The rumors of discussions between May Co. and DH may have been fueled, in part, by DH’s third-quarter results. Its department store division performed “slightly below expectations,” the company said Tuesday, and operating income and gross margins were flat in the quarter, which ended Oct. 29.
In its expansion plans for 1995, which also were announced Tuesday, DH said it expected to spend $1.3 billion on capital expenditures, with much of the funding earmarked for the opening of 60 to 70 Target discount stores. One new department store, a Marshall Field’s unit outside of Chicago, and four Mervyn’s units, are also in the expansion plans.
Another factor that might be encouraging May Co. to look for acquisitions, according to analysts, are the recent Federal Trade Commission and Hart-Scott-Rodino decisions that permitted the Federated-Macy merger.

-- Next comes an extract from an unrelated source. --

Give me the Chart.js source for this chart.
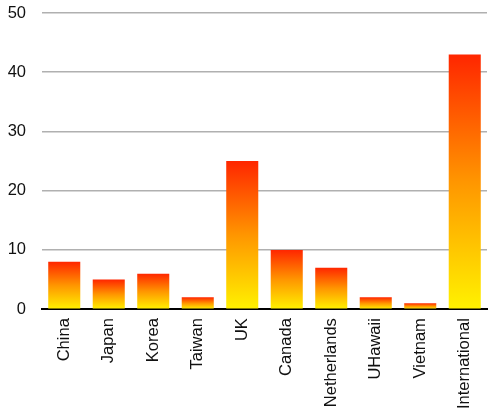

“Even though there was overlap in certain markets, the merger was allowed to go through,” Mangano said. “I think the feeling among retailers that want to expand their business is that if there is some overlap, it could be worked out.”
The one area where May Co. and DH have a significant overlap is Texas, where DH operates a Marshall Field’s and May Co. owns Foley’s.
Mangano raised yet another possibility, one some people think is unlikely. She said even though Mercantile Stores has stated that its talks with an unnamed suitor — widely believed to have been May Co. — have been called off, that might not be the case.